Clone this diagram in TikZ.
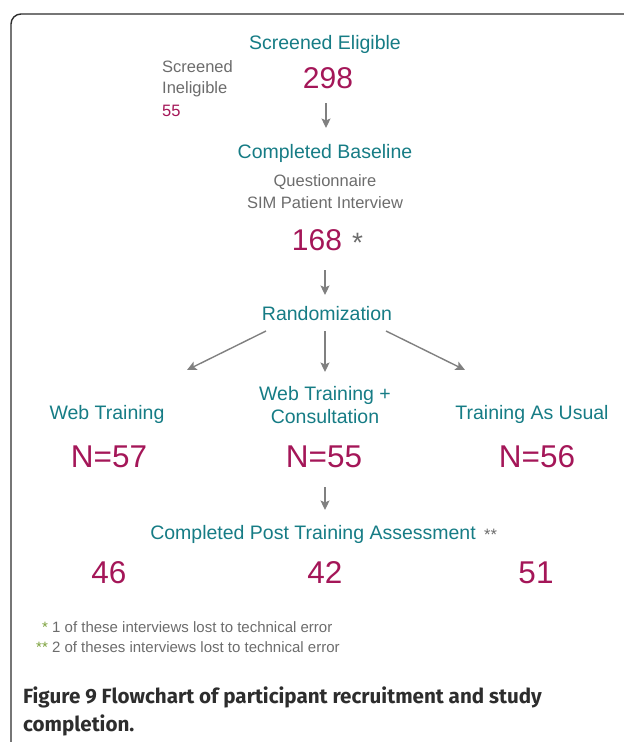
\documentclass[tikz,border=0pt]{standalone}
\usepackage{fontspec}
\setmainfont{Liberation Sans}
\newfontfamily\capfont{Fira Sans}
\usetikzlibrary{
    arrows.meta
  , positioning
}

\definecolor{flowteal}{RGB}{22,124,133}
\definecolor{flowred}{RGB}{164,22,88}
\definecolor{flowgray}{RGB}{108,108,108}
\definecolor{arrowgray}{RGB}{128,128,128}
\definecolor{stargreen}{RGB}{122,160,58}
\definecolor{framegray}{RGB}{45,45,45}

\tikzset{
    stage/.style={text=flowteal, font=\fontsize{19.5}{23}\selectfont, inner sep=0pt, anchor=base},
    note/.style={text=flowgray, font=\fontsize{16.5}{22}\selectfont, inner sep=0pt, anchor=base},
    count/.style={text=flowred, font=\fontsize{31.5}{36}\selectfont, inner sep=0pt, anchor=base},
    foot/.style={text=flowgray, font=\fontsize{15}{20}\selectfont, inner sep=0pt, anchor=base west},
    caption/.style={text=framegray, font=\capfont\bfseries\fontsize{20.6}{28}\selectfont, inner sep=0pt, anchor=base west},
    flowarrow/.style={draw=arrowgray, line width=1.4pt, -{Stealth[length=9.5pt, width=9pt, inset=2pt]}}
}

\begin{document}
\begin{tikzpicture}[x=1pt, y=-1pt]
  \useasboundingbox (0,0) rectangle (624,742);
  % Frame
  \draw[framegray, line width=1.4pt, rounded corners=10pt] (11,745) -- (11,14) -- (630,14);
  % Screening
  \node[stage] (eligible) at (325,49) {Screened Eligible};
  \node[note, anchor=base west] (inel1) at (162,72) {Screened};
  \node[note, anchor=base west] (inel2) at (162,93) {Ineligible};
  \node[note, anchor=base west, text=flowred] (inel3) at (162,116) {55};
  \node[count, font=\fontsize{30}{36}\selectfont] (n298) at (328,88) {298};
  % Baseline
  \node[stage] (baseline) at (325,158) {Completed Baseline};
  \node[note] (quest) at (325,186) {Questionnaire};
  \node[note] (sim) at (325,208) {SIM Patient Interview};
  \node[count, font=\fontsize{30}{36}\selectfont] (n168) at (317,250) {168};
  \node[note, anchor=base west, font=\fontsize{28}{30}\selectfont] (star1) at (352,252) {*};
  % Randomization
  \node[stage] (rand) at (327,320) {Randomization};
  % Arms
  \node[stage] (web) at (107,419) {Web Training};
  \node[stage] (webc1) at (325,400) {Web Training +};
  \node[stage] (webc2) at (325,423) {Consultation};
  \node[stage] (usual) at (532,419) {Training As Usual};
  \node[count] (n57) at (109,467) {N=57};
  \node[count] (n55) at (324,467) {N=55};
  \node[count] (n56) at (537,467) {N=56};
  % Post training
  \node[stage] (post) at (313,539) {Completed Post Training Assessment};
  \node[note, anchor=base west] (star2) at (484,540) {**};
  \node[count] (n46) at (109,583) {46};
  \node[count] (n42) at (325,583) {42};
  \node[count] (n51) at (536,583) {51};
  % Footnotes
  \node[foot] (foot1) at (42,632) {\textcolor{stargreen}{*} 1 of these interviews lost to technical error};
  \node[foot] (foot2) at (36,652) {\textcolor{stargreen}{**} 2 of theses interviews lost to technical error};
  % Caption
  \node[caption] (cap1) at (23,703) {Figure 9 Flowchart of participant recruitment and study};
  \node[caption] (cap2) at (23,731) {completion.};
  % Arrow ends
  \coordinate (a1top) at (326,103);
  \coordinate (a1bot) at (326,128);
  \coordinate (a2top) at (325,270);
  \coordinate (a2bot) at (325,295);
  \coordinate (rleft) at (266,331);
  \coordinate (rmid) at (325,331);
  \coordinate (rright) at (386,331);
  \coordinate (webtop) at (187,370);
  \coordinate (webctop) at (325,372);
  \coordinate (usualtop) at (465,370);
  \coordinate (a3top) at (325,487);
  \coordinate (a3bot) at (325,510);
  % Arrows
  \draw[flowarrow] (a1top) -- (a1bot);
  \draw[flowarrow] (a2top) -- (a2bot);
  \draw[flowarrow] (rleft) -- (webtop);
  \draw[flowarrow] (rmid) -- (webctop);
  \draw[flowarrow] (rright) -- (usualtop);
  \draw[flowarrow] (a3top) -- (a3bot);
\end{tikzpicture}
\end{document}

####

_TASK DESCRIPTION_
Reproduce the material word for word. Any pictures should be left out of the copy.

_TASK RESPONSE_
Clone this diagram in TikZ.
\documentclass[tikz,border=0pt]{standalone}
\usepackage{fontspec}
\setmainfont{Liberation Sans}
\newfontfamily\capfont{Fira Sans}
\usetikzlibrary{
    arrows.meta
  , positioning
}

\definecolor{flowteal}{RGB}{22,124,133}
\definecolor{flowred}{RGB}{164,22,88}
\definecolor{flowgray}{RGB}{108,108,108}
\definecolor{arrowgray}{RGB}{128,128,128}
\definecolor{stargreen}{RGB}{122,160,58}
\definecolor{framegray}{RGB}{45,45,45}

\tikzset{
    stage/.style={text=flowteal, font=\fontsize{19.5}{23}\selectfont, inner sep=0pt, anchor=base},
    note/.style={text=flowgray, font=\fontsize{16.5}{22}\selectfont, inner sep=0pt, anchor=base},
    count/.style={text=flowred, font=\fontsize{31.5}{36}\selectfont, inner sep=0pt, anchor=base},
    foot/.style={text=flowgray, font=\fontsize{15}{20}\selectfont, inner sep=0pt, anchor=base west},
    caption/.style={text=framegray, font=\capfont\bfseries\fontsize{20.6}{28}\selectfont, inner sep=0pt, anchor=base west},
    flowarrow/.style={draw=arrowgray, line width=1.4pt, -{Stealth[length=9.5pt, width=9pt, inset=2pt]}}
}

\begin{document}
\begin{tikzpicture}[x=1pt, y=-1pt]
  \useasboundingbox (0,0) rectangle (624,742);
  % Frame
  \draw[framegray, line width=1.4pt, rounded corners=10pt] (11,745) -- (11,14) -- (630,14);
  % Screening
  \node[stage] (eligible) at (325,49) {Screened Eligible};
  \node[note, anchor=base west] (inel1) at (162,72) {Screened};
  \node[note, anchor=base west] (inel2) at (162,93) {Ineligible};
  \node[note, anchor=base west, text=flowred] (inel3) at (162,116) {55};
  \node[count, font=\fontsize{30}{36}\selectfont] (n298) at (328,88) {298};
  % Baseline
  \node[stage] (baseline) at (325,158) {Completed Baseline};
  \node[note] (quest) at (325,186) {Questionnaire};
  \node[note] (sim) at (325,208) {SIM Patient Interview};
  \node[count, font=\fontsize{30}{36}\selectfont] (n168) at (317,250) {168};
  \node[note, anchor=base west, font=\fontsize{28}{30}\selectfont] (star1) at (352,252) {*};
  % Randomization
  \node[stage] (rand) at (327,320) {Randomization};
  % Arms
  \node[stage] (web) at (107,419) {Web Training};
  \node[stage] (webc1) at (325,400) {Web Training +};
  \node[stage] (webc2) at (325,423) {Consultation};
  \node[stage] (usual) at (532,419) {Training As Usual};
  \node[count] (n57) at (109,467) {N=57};
  \node[count] (n55) at (324,467) {N=55};
  \node[count] (n56) at (537,467) {N=56};
  % Post training
  \node[stage] (post) at (313,539) {Completed Post Training Assessment};
  \node[note, anchor=base west] (star2) at (484,540) {**};
  \node[count] (n46) at (109,583) {46};
  \node[count] (n42) at (325,583) {42};
  \node[count] (n51) at (536,583) {51};
  % Footnotes
  \node[foot] (foot1) at (42,632) {\textcolor{stargreen}{*} 1 of these interviews lost to technical error};
  \node[foot] (foot2) at (36,652) {\textcolor{stargreen}{**} 2 of theses interviews lost to technical error};
  % Caption
  \node[caption] (cap1) at (23,703) {Figure 9 Flowchart of participant recruitment and study};
  \node[caption] (cap2) at (23,731) {completion.};
  % Arrow ends
  \coordinate (a1top) at (326,103);
  \coordinate (a1bot) at (326,128);
  \coordinate (a2top) at (325,270);
  \coordinate (a2bot) at (325,295);
  \coordinate (rleft) at (266,331);
  \coordinate (rmid) at (325,331);
  \coordinate (rright) at (386,331);
  \coordinate (webtop) at (187,370);
  \coordinate (webctop) at (325,372);
  \coordinate (usualtop) at (465,370);
  \coordinate (a3top) at (325,487);
  \coordinate (a3bot) at (325,510);
  % Arrows
  \draw[flowarrow] (a1top) -- (a1bot);
  \draw[flowarrow] (a2top) -- (a2bot);
  \draw[flowarrow] (rleft) -- (webtop);
  \draw[flowarrow] (rmid) -- (webctop);
  \draw[flowarrow] (rright) -- (usualtop);
  \draw[flowarrow] (a3top) -- (a3bot);
\end{tikzpicture}
\end{document}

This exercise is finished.